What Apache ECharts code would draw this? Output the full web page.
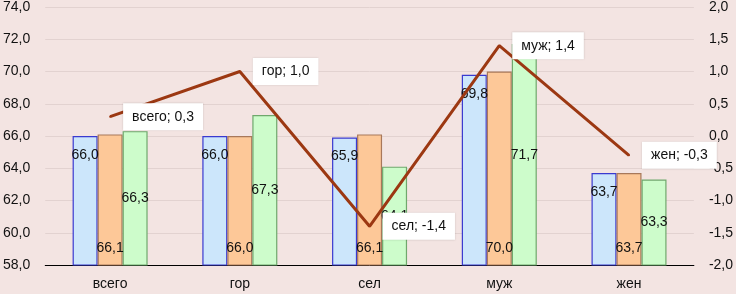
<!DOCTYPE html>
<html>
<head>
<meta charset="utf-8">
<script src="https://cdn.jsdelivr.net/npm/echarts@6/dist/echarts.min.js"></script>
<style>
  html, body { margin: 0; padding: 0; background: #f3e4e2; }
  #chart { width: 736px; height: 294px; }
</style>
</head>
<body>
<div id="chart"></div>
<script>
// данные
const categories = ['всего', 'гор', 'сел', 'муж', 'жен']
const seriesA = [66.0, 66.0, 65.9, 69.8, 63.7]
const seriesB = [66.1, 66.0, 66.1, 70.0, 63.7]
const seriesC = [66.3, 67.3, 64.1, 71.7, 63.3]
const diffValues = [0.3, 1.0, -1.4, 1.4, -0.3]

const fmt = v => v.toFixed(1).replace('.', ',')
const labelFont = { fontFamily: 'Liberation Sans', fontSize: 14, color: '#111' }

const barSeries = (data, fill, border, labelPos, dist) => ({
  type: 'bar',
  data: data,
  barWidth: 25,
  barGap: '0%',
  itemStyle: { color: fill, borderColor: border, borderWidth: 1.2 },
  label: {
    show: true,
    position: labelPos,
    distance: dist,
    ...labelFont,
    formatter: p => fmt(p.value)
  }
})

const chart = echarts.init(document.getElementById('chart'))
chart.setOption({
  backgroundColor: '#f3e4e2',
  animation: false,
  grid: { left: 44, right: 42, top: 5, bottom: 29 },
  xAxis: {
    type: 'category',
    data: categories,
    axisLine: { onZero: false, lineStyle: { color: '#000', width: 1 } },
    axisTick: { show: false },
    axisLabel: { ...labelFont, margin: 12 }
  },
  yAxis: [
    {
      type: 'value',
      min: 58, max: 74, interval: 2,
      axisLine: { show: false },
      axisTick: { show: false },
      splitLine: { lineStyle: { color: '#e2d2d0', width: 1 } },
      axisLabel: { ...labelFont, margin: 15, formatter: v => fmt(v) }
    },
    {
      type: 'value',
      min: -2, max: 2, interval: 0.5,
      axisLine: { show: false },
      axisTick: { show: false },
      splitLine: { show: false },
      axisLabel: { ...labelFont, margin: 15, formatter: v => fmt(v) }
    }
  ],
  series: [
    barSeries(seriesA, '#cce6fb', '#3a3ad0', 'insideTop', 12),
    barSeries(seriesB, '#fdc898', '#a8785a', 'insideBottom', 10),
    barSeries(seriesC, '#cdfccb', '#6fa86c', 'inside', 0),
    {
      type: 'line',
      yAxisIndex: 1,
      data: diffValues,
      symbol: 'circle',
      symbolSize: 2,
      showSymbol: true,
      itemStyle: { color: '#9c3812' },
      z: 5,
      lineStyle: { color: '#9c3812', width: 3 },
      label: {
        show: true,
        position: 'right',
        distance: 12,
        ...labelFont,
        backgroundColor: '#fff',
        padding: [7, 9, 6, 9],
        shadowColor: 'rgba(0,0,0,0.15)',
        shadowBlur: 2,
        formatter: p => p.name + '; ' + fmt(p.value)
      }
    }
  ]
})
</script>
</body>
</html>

• [Challenge]: Repeat the lines above exactly, and keep every picture out.

• [Answer to the problem]:
What Apache ECharts code would draw this? Output the full web page.
<!DOCTYPE html>
<html>
<head>
<meta charset="utf-8">
<script src="https://cdn.jsdelivr.net/npm/echarts@6/dist/echarts.min.js"></script>
<style>
  html, body { margin: 0; padding: 0; background: #f3e4e2; }
  #chart { width: 736px; height: 294px; }
</style>
</head>
<body>
<div id="chart"></div>
<script>
// данные
const categories = ['всего', 'гор', 'сел', 'муж', 'жен']
const seriesA = [66.0, 66.0, 65.9, 69.8, 63.7]
const seriesB = [66.1, 66.0, 66.1, 70.0, 63.7]
const seriesC = [66.3, 67.3, 64.1, 71.7, 63.3]
const diffValues = [0.3, 1.0, -1.4, 1.4, -0.3]

const fmt = v => v.toFixed(1).replace('.', ',')
const labelFont = { fontFamily: 'Liberation Sans', fontSize: 14, color: '#111' }

const barSeries = (data, fill, border, labelPos, dist) => ({
  type: 'bar',
  data: data,
  barWidth: 25,
  barGap: '0%',
  itemStyle: { color: fill, borderColor: border, borderWidth: 1.2 },
  label: {
    show: true,
    position: labelPos,
    distance: dist,
    ...labelFont,
    formatter: p => fmt(p.value)
  }
})

const chart = echarts.init(document.getElementById('chart'))
chart.setOption({
  backgroundColor: '#f3e4e2',
  animation: false,
  grid: { left: 44, right: 42, top: 5, bottom: 29 },
  xAxis: {
    type: 'category',
    data: categories,
    axisLine: { onZero: false, lineStyle: { color: '#000', width: 1 } },
    axisTick: { show: false },
    axisLabel: { ...labelFont, margin: 12 }
  },
  yAxis: [
    {
      type: 'value',
      min: 58, max: 74, interval: 2,
      axisLine: { show: false },
      axisTick: { show: false },
      splitLine: { lineStyle: { color: '#e2d2d0', width: 1 } },
      axisLabel: { ...labelFont, margin: 15, formatter: v => fmt(v) }
    },
    {
      type: 'value',
      min: -2, max: 2, interval: 0.5,
      axisLine: { show: false },
      axisTick: { show: false },
      splitLine: { show: false },
      axisLabel: { ...labelFont, margin: 15, formatter: v => fmt(v) }
    }
  ],
  series: [
    barSeries(seriesA, '#cce6fb', '#3a3ad0', 'insideTop', 12),
    barSeries(seriesB, '#fdc898', '#a8785a', 'insideBottom', 10),
    barSeries(seriesC, '#cdfccb', '#6fa86c', 'inside', 0),
    {
      type: 'line',
      yAxisIndex: 1,
      data: diffValues,
      symbol: 'circle',
      symbolSize: 2,
      showSymbol: true,
      itemStyle: { color: '#9c3812' },
      z: 5,
      lineStyle: { color: '#9c3812', width: 3 },
      label: {
        show: true,
        position: 'right',
        distance: 12,
        ...labelFont,
        backgroundColor: '#fff',
        padding: [7, 9, 6, 9],
        shadowColor: 'rgba(0,0,0,0.15)',
        shadowBlur: 2,
        formatter: p => p.name + '; ' + fmt(p.value)
      }
    }
  ]
})
</script>
</body>
</html>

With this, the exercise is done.